Thanks for everyone's input! The trap still seems to work very well, considering. Not that I would plan on using it. So maybe it's just an early design or do you think there is any benefit of not having a loose jaw?


----------



## SWAMPBUCK10PT (Apr 5, 2010)

*Looks like to me a #1 victor single under spring stoploss but has some parts missing---might be wrong been a long time since I seen one----some guys would remove the stoploss mechanism because they didn't know how to use it or they didn't like the stoploss--the trap was used for muskrats because you didn't need to drown them with this trap---------hope this helps-------sb*


----------



## Beta (Mar 3, 2014)

SB, thanks! It looks like you are right. I looked closer and it doesn't appear that anything was removed or cut off, but I'm sure it would have been filed down and it's pretty rusty so it's impossible to know for sure but I'm happy with that answer! Cool trap!


----------



## 220swift (Mar 2, 2011)

can you read anything on the pan at all? I'm still researching this. I'm not sure that pan goes with that trap. I'll get back to you on this.


----------



## 220swift (Mar 2, 2011)

OK, I found what I was looking for. It is in fact a Victor #1 jump with a wire latch. What threw me off at first was the chain. These Victor #1 jumps was made sometime during the 1940's but the chain is from the 1900's to early 1920's. Then I noticed the chain swivel hook is not close in line with the rest of the swivel. The chain has been replaced with chain from an earlier Oneida trap.......

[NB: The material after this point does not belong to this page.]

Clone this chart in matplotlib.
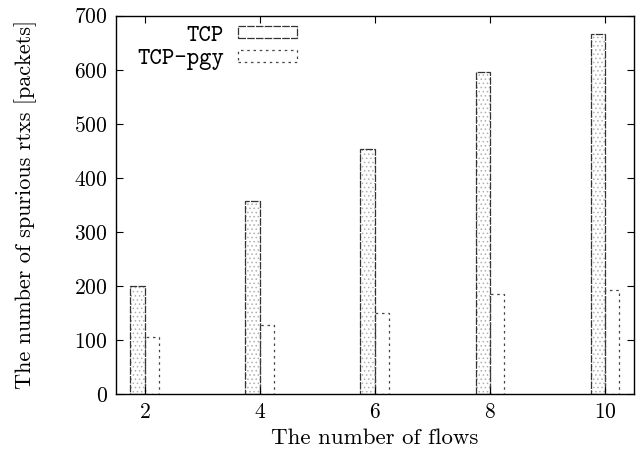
import numpy as np
import matplotlib
matplotlib.use('Agg')
import matplotlib.pyplot as plt

plt.rcParams.update({
    'font.family': 'cmr10',
    'axes.formatter.use_mathtext': True,
    'font.size': 15,
    'hatch.linewidth': 0.6,
})

flows = [2, 4, 6, 8, 10]
tcp = [200, 357, 453, 595, 667]
tcp_pgy = [106, 128, 150, 186, 193]

fig = plt.figure(figsize=(6.37, 4.63), dpi=100)
ax = fig.add_axes([0.182, 0.149, 0.813, 0.817])

x = np.array(flows, dtype=float)
w = 0.25

# TCP: light dotted fill, dark edge
ax.bar(x - w / 2, tcp, width=w, color='white', edgecolor='#b0b0b0',
       hatch='....', linewidth=0)
ax.bar(x - w / 2, tcp, width=w, fill=False, edgecolor='#333333',
       linewidth=0.9, linestyle=(0, (6, 1)), label='TCP')
# TCP-pgy: open box with dotted edge
ax.bar(x + w / 2, tcp_pgy, width=w, fill=False, edgecolor='#444444',
       linewidth=0.9, linestyle=(0, (2, 3)), label='TCP-pgy')

ax.set_xlim(1.5, 10.5)
ax.set_ylim(0, 700)
ax.set_xticks(flows)
ax.set_yticks(range(0, 701, 100))
ax.tick_params(direction='in', top=True, right=True, length=5, labelsize=15.5)
ax.tick_params(axis='x', pad=6)
ax.tick_params(axis='y', pad=6)
for s in ax.spines.values():
    s.set_linewidth(1.0)

ax.set_xlabel('The number of flows', fontsize=16.5, labelpad=5)
ax.set_ylabel('The number of spurious rtxs [packets]', fontsize=16, labelpad=27)

leg = ax.legend(loc='upper left', bbox_to_anchor=(0.0, 1.03), frameon=False,
                markerfirst=False, handlelength=2.5, handleheight=0.4,
                handletextpad=0.6, labelspacing=0.1,
                prop={'family': 'cmtt10', 'size': 17})
for t in leg.get_texts():
    t.set_ha('right')

fig.savefig('out.png', dpi=100)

​#1 Victor jump with wire latch​​




​Another view, notice the original chain. There is a chance that Oneida used some overstock chain on the early Victor #1's, but your chain hook is still crooked.​​




​Mid 1910 to 1920 Onieda #1 jump, same chain as yours.​​
Hope this helps.


----------



## 220swift (Mar 2, 2011)

Back to work for me now....................


----------



## Beta (Mar 3, 2014)

Nice 220!! That is very interesting. That trap looks exactly the same, and using your terminology I found it on Ebay along with pics of the pan. So, I put a wire brush on a dremel tool and scrubbed up my pan as good as I could and it's the same as well. What I could make out was:

Oneida Jump Trap Co
Reg US PAT OFF
Made in USA
LITITZ PA
#1

The last pic you posted with the different chain also has a distinct swivel and it sent me back to the trap collection. There was a Victor 1-1/2 coil spring with that same (broken) swivel and no chain. Maybe it's possible that the swivel broke and someone just quick put that chain on this trap.? Thanks for researching, it's always fun to figure out some info on these old traps!


----------



## 220swift (Mar 2, 2011)

my pleasure, EBay is where I found the pictures I posted.....................


----------



## coyotejon (Feb 4, 2010)

Butterfly latch jump with a Blake and Lamb chain.


----------



## Beta (Mar 3, 2014)

Interesting, it for sure looks like a Blake and Lamb chain as well. Thanks for the input! A very nice trap to hang in the gun cabinet since I'm not really interested in selling it. Nice to know some info about it!


----------